Sometimes it just doesn’t pan out.
Had a junior dev that basically decided he would rather try to grift through instead of doing the job. Never seen someone work so hard at trying not to work at all. Every day it was a different excuse, a different other person to point to as to why he didn’t even try to do anything that day. I think at least 7 or 8 of his grandmothers died during his tenure. And management ate it up.
Until one day he lost track of things and blamed the manager asking him why things weren’t done. Said the manager never sent him some material and of course the manager had. Suddenly the manager believed the rest of us who had been saying he was lying for the last many months…
The key was he was cheap and was in theory supposed to be as good as a higher paid alternative, so management would have to admit to being wrong to ditch him…
This assumes that Jr Dev wanted to be trained, and could be trained. I’ve known some AI-brain “devs” from before AI was a thing.
If someone can’t be bothered to read an error message, can we really be expected to teach them how to debug? Etc.
Oh a “what the hell’s an error message” Dev. I thought they all died out
There’s a tsunami of them coming, and they will all beach in the Great AI Outage of 2028, just you wait.
Yeah. Several of us tried to train him. He was not only not as good as he seemed in the interview, he didn’t care to learn.

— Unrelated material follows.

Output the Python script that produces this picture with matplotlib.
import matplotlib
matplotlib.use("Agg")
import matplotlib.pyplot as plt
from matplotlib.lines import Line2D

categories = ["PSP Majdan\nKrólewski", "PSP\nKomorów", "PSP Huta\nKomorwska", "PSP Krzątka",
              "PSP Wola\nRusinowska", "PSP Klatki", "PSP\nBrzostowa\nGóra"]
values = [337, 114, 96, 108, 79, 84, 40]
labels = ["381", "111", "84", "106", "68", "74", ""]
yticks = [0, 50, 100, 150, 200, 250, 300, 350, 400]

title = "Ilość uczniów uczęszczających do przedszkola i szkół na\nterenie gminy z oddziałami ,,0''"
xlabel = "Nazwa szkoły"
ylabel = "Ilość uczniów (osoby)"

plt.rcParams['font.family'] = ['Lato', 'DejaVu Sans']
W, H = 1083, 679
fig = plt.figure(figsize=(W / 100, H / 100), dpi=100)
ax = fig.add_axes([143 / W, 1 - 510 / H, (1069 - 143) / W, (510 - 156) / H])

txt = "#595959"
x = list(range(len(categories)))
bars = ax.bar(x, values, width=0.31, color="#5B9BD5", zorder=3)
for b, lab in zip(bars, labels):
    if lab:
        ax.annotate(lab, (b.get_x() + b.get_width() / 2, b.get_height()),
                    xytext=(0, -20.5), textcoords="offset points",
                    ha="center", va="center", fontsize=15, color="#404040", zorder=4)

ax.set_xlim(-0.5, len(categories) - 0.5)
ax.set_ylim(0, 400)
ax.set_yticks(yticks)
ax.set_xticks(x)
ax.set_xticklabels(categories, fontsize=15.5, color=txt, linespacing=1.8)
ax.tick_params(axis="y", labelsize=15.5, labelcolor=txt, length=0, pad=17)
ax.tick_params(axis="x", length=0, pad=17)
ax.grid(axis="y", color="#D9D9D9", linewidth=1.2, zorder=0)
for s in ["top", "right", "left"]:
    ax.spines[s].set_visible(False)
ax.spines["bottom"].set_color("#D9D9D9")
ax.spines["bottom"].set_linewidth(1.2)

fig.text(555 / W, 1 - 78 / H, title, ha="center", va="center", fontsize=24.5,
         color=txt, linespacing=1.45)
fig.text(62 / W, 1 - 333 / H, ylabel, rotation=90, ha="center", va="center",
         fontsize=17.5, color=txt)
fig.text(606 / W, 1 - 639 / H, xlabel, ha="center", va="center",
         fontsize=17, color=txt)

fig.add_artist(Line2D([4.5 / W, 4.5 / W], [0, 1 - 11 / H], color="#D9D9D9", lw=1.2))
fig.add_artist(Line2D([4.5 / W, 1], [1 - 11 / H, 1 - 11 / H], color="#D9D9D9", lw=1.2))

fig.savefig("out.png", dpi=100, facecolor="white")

“Someone represented themselves as being very interested in development and getting better at it. It’s obviously not their fault if all that was bullshit!”
It is a long story but yeah it was about 80% management’s fault and 20% the fault of the dude having zero ambition. I didn’t expect this comment to get so many downvotes… it’s as though I would need to explain that I’m not entirely blaming him for continuing to be employed in a problematic manner as he was. Obviously management should have addressed the issue and didn’t, but why am I not allowed to blame a person for sucking at their job… ? If the idea is that if I thought he sucked I should have fixed it, that’s silly, but regardless I did try to teach him things. He never retained anything, so after a few months I gave up.
Corporation is parasitic. Why did you sustain the existence of Mani Mani’s vampiric thieves of your entire existence, by your own choice?
That guy wasn’t making mistakes when poisoning the blood drawn.